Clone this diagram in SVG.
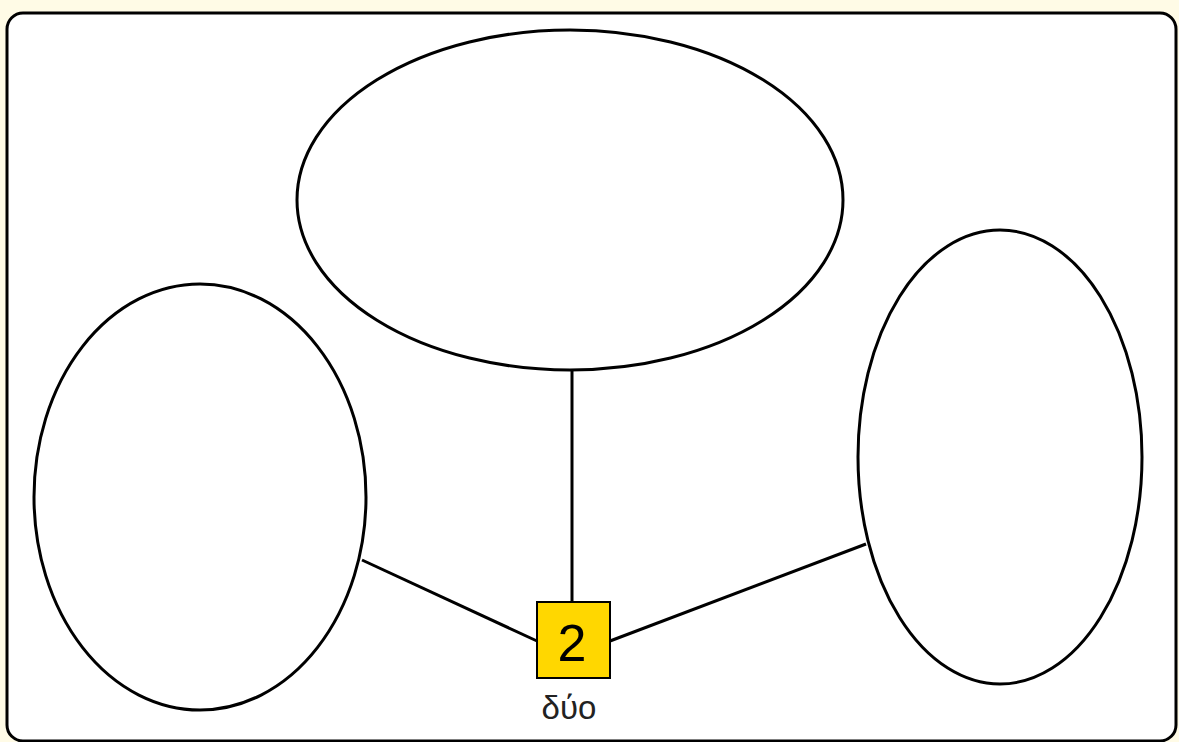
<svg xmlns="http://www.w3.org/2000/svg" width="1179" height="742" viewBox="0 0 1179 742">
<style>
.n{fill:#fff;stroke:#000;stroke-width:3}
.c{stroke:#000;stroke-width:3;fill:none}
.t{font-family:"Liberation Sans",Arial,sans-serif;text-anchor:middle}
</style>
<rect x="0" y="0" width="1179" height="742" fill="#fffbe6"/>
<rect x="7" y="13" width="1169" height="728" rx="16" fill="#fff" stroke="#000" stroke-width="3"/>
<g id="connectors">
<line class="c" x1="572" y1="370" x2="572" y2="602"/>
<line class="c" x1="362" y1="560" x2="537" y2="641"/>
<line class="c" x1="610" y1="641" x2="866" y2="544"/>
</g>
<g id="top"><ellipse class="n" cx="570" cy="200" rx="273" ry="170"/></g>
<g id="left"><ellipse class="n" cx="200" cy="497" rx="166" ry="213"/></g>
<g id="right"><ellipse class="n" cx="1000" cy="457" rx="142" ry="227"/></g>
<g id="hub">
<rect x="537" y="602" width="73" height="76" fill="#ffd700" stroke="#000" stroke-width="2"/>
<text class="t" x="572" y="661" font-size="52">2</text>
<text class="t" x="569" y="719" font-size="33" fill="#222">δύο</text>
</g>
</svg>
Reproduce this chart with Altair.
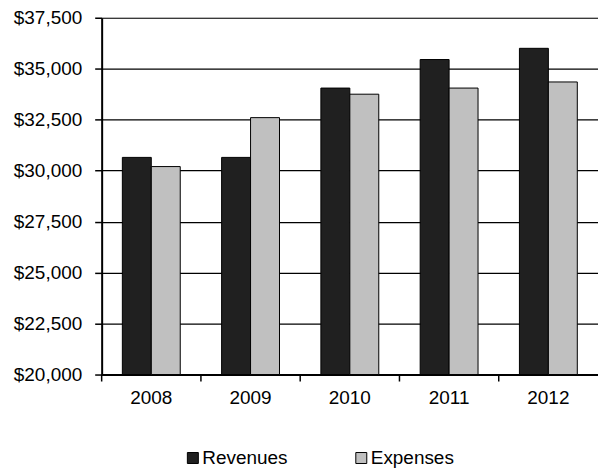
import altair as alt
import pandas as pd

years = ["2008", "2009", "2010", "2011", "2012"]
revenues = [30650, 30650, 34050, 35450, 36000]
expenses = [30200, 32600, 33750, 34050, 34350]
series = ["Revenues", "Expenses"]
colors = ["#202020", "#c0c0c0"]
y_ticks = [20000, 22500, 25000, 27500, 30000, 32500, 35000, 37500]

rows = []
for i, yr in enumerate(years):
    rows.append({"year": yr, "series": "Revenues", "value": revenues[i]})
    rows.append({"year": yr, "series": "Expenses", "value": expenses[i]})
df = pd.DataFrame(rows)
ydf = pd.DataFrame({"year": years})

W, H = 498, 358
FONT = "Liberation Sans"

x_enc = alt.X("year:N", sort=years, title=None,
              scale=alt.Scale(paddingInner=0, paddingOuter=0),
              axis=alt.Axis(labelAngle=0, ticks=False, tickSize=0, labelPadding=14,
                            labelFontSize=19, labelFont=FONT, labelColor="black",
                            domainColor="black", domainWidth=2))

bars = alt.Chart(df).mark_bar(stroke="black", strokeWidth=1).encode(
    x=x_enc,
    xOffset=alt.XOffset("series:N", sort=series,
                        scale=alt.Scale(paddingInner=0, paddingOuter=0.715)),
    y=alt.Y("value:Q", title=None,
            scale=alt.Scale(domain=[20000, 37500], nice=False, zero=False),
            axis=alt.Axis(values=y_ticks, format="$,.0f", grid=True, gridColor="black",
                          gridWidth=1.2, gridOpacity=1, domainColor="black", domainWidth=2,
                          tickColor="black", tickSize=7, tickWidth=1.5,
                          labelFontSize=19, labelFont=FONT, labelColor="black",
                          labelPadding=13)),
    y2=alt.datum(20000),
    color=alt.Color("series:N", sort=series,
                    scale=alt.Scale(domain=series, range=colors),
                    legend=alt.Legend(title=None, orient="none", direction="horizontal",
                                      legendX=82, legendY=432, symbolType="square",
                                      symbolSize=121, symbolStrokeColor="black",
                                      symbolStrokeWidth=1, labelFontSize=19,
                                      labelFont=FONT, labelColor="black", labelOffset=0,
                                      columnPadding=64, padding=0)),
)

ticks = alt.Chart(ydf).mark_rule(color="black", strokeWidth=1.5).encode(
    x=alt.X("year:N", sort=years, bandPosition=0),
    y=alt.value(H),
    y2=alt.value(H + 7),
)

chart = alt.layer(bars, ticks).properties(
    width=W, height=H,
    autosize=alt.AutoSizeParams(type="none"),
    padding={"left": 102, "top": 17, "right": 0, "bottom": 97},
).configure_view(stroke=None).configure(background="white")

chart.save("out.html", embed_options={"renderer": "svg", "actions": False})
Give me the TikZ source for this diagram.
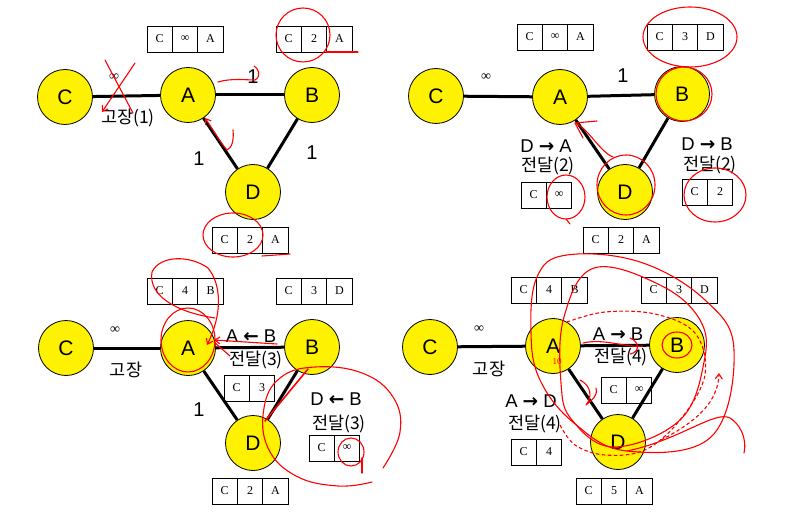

Description of the task - Reproduce each entry precisely. Leave the pictures out.

Written answer -
Clone this diagram in SVG.
<svg xmlns="http://www.w3.org/2000/svg" width="1179" height="742" viewBox="0 0 1179 742">
<style>
.n{fill:#fff;stroke:#000;stroke-width:3}
.c{stroke:#000;stroke-width:3;fill:none}
.t{font-family:"Liberation Sans",Arial,sans-serif;text-anchor:middle}
</style>
<rect x="0" y="0" width="1179" height="742" fill="#fffbe6"/>
<rect x="7" y="13" width="1169" height="728" rx="16" fill="#fff" stroke="#000" stroke-width="3"/>
<g id="connectors">
<line class="c" x1="572" y1="370" x2="572" y2="602"/>
<line class="c" x1="362" y1="560" x2="537" y2="641"/>
<line class="c" x1="610" y1="641" x2="866" y2="544"/>
</g>
<g id="top"><ellipse class="n" cx="570" cy="200" rx="273" ry="170"/></g>
<g id="left"><ellipse class="n" cx="200" cy="497" rx="166" ry="213"/></g>
<g id="right"><ellipse class="n" cx="1000" cy="457" rx="142" ry="227"/></g>
<g id="hub">
<rect x="537" y="602" width="73" height="76" fill="#ffd700" stroke="#000" stroke-width="2"/>
<text class="t" x="572" y="661" font-size="52">2</text>
<text class="t" x="569" y="719" font-size="33" fill="#222">δύο</text>
</g>
</svg>
Reproduce this chart with Altair.
import altair as alt
import pandas as pd

years = ["2008", "2009", "2010", "2011", "2012"]
revenues = [30650, 30650, 34050, 35450, 36000]
expenses = [30200, 32600, 33750, 34050, 34350]
series = ["Revenues", "Expenses"]
colors = ["#202020", "#c0c0c0"]
y_ticks = [20000, 22500, 25000, 27500, 30000, 32500, 35000, 37500]

rows = []
for i, yr in enumerate(years):
    rows.append({"year": yr, "series": "Revenues", "value": revenues[i]})
    rows.append({"year": yr, "series": "Expenses", "value": expenses[i]})
df = pd.DataFrame(rows)
ydf = pd.DataFrame({"year": years})

W, H = 498, 358
FONT = "Liberation Sans"

x_enc = alt.X("year:N", sort=years, title=None,
              scale=alt.Scale(paddingInner=0, paddingOuter=0),
              axis=alt.Axis(labelAngle=0, ticks=False, tickSize=0, labelPadding=14,
                            labelFontSize=19, labelFont=FONT, labelColor="black",
                            domainColor="black", domainWidth=2))

bars = alt.Chart(df).mark_bar(stroke="black", strokeWidth=1).encode(
    x=x_enc,
    xOffset=alt.XOffset("series:N", sort=series,
                        scale=alt.Scale(paddingInner=0, paddingOuter=0.715)),
    y=alt.Y("value:Q", title=None,
            scale=alt.Scale(domain=[20000, 37500], nice=False, zero=False),
            axis=alt.Axis(values=y_ticks, format="$,.0f", grid=True, gridColor="black",
                          gridWidth=1.2, gridOpacity=1, domainColor="black", domainWidth=2,
                          tickColor="black", tickSize=7, tickWidth=1.5,
                          labelFontSize=19, labelFont=FONT, labelColor="black",
                          labelPadding=13)),
    y2=alt.datum(20000),
    color=alt.Color("series:N", sort=series,
                    scale=alt.Scale(domain=series, range=colors),
                    legend=alt.Legend(title=None, orient="none", direction="horizontal",
                                      legendX=82, legendY=432, symbolType="square",
                                      symbolSize=121, symbolStrokeColor="black",
                                      symbolStrokeWidth=1, labelFontSize=19,
                                      labelFont=FONT, labelColor="black", labelOffset=0,
                                      columnPadding=64, padding=0)),
)

ticks = alt.Chart(ydf).mark_rule(color="black", strokeWidth=1.5).encode(
    x=alt.X("year:N", sort=years, bandPosition=0),
    y=alt.value(H),
    y2=alt.value(H + 7),
)

chart = alt.layer(bars, ticks).properties(
    width=W, height=H,
    autosize=alt.AutoSizeParams(type="none"),
    padding={"left": 102, "top": 17, "right": 0, "bottom": 97},
).configure_view(stroke=None).configure(background="white")

chart.save("out.html", embed_options={"renderer": "svg", "actions": False})
Give me the TikZ source for this diagram.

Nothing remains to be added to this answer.